_The task_
Set all the material down again unchanged, without the pictures.

___ Given data

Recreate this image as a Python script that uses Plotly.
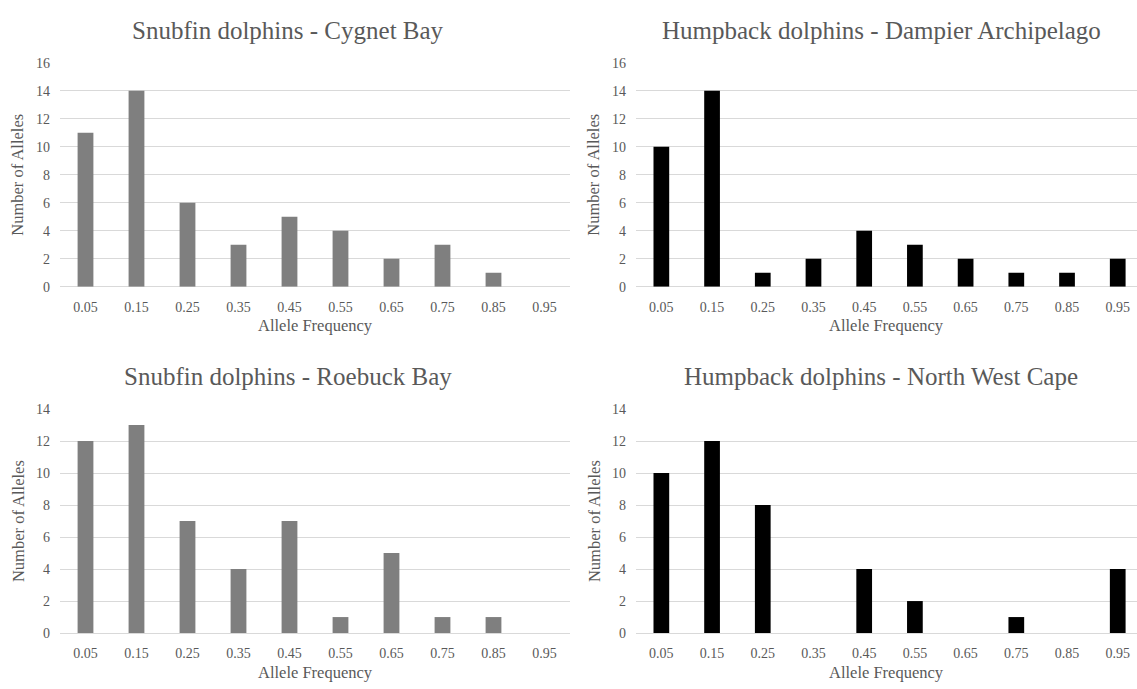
import plotly.graph_objects as go

# Allele frequency bins (class midpoints)
freq_bins = ["0.05", "0.15", "0.25", "0.35", "0.45", "0.55", "0.65", "0.75", "0.85", "0.95"]

# Number of alleles per frequency bin, by population
cygnet_bay = [11, 14, 6, 3, 5, 4, 2, 3, 1, 0]
dampier_archipelago = [10, 14, 1, 2, 4, 3, 2, 1, 1, 2]
roebuck_bay = [12, 13, 7, 4, 7, 1, 5, 1, 1, 0]
north_west_cape = [10, 12, 8, 0, 4, 2, 0, 1, 0, 4]

W, H = 1137, 689
FONT = "'Times New Roman', 'Liberation Serif', 'DejaVu Serif', serif"
TXT = "#595959"
GRID = "#d9d9d9"


def px_x(p):
    return p / W


def px_y(p):
    return (H - p) / H


panels = [
    # (values, colour, title, axis suffix, x-domain px, y-domain px, ymax, x range max, title centre x)
    (cygnet_bay, "#7f7f7f", "Snubfin dolphins - Cygnet Bay", "", (60, 570), (286, 57), 16, 9.5, 288),
    (dampier_archipelago, "#000000", "Humpback dolphins - Dampier Archipelago", "2", (636, 1137), (286, 57), 16, 9.38, 882),
    (roebuck_bay, "#7f7f7f", "Snubfin dolphins - Roebuck Bay", "3", (60, 570), (640, 411), 14, 9.5, 288),
    (north_west_cape, "#000000", "Humpback dolphins - North West Cape", "4", (636, 1137), (640, 411), 14, 9.38, 881),
]

fig = go.Figure()
annotations = []
layout = {}

for vals, colour, title, sfx, (x0, x1), (yb, yt), ymax, xmax, tcx in panels:
    xa = "x" + sfx
    ya = "y" + sfx
    fig.add_trace(go.Bar(
        x=freq_bins, y=vals, xaxis=xa, yaxis=ya,
        marker=dict(color=colour, line=dict(width=0)),
        width=0.31, showlegend=False,
    ))
    layout["xaxis" + sfx] = dict(
        domain=[px_x(x0), px_x(x1)], anchor=ya, type="category",
        range=[-0.5, xmax], showgrid=False, showline=False, zeroline=False,
        ticks="", ticklabelstandoff=10,
        tickfont=dict(family=FONT, size=14, color=TXT), fixedrange=True,
    )
    layout["yaxis" + sfx] = dict(
        domain=[px_y(yb), px_y(yt)], anchor=xa, range=[0, ymax], dtick=2,
        showgrid=True, gridcolor=GRID, gridwidth=1,
        zeroline=True, zerolinecolor=GRID, zerolinewidth=1, showline=False,
        ticks="", ticklabelstandoff=9,
        tickfont=dict(family=FONT, size=14, color=TXT), fixedrange=True,
    )
    # chart title
    annotations.append(dict(
        text=title, x=px_x(tcx), y=px_y(yt - 33), xref="paper", yref="paper",
        xanchor="center", yanchor="middle", showarrow=False,
        font=dict(family=FONT, size=25, color=TXT),
    ))
    # x axis title
    annotations.append(dict(
        text="Allele Frequency", x=px_x((x0 + min(x1, x0 + 510)) / 2), y=px_y(yb + 40),
        xref="paper", yref="paper", xanchor="center", yanchor="middle",
        showarrow=False, font=dict(family=FONT, size=16.5, color=TXT),
    ))
    # y axis title
    annotations.append(dict(
        text="Number of Alleles", x=px_x(x0 - 42), y=px_y((yb + yt) / 2),
        xref="paper", yref="paper", xanchor="center", yanchor="middle",
        textangle=-90, showarrow=False, font=dict(family=FONT, size=16.5, color=TXT),
    ))

fig.update_layout(
    width=W, height=H,
    margin=dict(l=0, r=0, t=0, b=0),
    paper_bgcolor="white", plot_bgcolor="white",
    annotations=annotations,
    font=dict(family=FONT, color=TXT),
    **layout,
)

fig.write_html("out.html", config={"displayModeBar": False})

______

_Output for this exercise_
Recreate this image as a Python script that uses Plotly.
import plotly.graph_objects as go

# Allele frequency bins (class midpoints)
freq_bins = ["0.05", "0.15", "0.25", "0.35", "0.45", "0.55", "0.65", "0.75", "0.85", "0.95"]

# Number of alleles per frequency bin, by population
cygnet_bay = [11, 14, 6, 3, 5, 4, 2, 3, 1, 0]
dampier_archipelago = [10, 14, 1, 2, 4, 3, 2, 1, 1, 2]
roebuck_bay = [12, 13, 7, 4, 7, 1, 5, 1, 1, 0]
north_west_cape = [10, 12, 8, 0, 4, 2, 0, 1, 0, 4]

W, H = 1137, 689
FONT = "'Times New Roman', 'Liberation Serif', 'DejaVu Serif', serif"
TXT = "#595959"
GRID = "#d9d9d9"


def px_x(p):
    return p / W


def px_y(p):
    return (H - p) / H


panels = [
    # (values, colour, title, axis suffix, x-domain px, y-domain px, ymax, x range max, title centre x)
    (cygnet_bay, "#7f7f7f", "Snubfin dolphins - Cygnet Bay", "", (60, 570), (286, 57), 16, 9.5, 288),
    (dampier_archipelago, "#000000", "Humpback dolphins - Dampier Archipelago", "2", (636, 1137), (286, 57), 16, 9.38, 882),
    (roebuck_bay, "#7f7f7f", "Snubfin dolphins - Roebuck Bay", "3", (60, 570), (640, 411), 14, 9.5, 288),
    (north_west_cape, "#000000", "Humpback dolphins - North West Cape", "4", (636, 1137), (640, 411), 14, 9.38, 881),
]

fig = go.Figure()
annotations = []
layout = {}

for vals, colour, title, sfx, (x0, x1), (yb, yt), ymax, xmax, tcx in panels:
    xa = "x" + sfx
    ya = "y" + sfx
    fig.add_trace(go.Bar(
        x=freq_bins, y=vals, xaxis=xa, yaxis=ya,
        marker=dict(color=colour, line=dict(width=0)),
        width=0.31, showlegend=False,
    ))
    layout["xaxis" + sfx] = dict(
        domain=[px_x(x0), px_x(x1)], anchor=ya, type="category",
        range=[-0.5, xmax], showgrid=False, showline=False, zeroline=False,
        ticks="", ticklabelstandoff=10,
        tickfont=dict(family=FONT, size=14, color=TXT), fixedrange=True,
    )
    layout["yaxis" + sfx] = dict(
        domain=[px_y(yb), px_y(yt)], anchor=xa, range=[0, ymax], dtick=2,
        showgrid=True, gridcolor=GRID, gridwidth=1,
        zeroline=True, zerolinecolor=GRID, zerolinewidth=1, showline=False,
        ticks="", ticklabelstandoff=9,
        tickfont=dict(family=FONT, size=14, color=TXT), fixedrange=True,
    )
    # chart title
    annotations.append(dict(
        text=title, x=px_x(tcx), y=px_y(yt - 33), xref="paper", yref="paper",
        xanchor="center", yanchor="middle", showarrow=False,
        font=dict(family=FONT, size=25, color=TXT),
    ))
    # x axis title
    annotations.append(dict(
        text="Allele Frequency", x=px_x((x0 + min(x1, x0 + 510)) / 2), y=px_y(yb + 40),
        xref="paper", yref="paper", xanchor="center", yanchor="middle",
        showarrow=False, font=dict(family=FONT, size=16.5, color=TXT),
    ))
    # y axis title
    annotations.append(dict(
        text="Number of Alleles", x=px_x(x0 - 42), y=px_y((yb + yt) / 2),
        xref="paper", yref="paper", xanchor="center", yanchor="middle",
        textangle=-90, showarrow=False, font=dict(family=FONT, size=16.5, color=TXT),
    ))

fig.update_layout(
    width=W, height=H,
    margin=dict(l=0, r=0, t=0, b=0),
    paper_bgcolor="white", plot_bgcolor="white",
    annotations=annotations,
    font=dict(family=FONT, color=TXT),
    **layout,
)

fig.write_html("out.html", config={"displayModeBar": False})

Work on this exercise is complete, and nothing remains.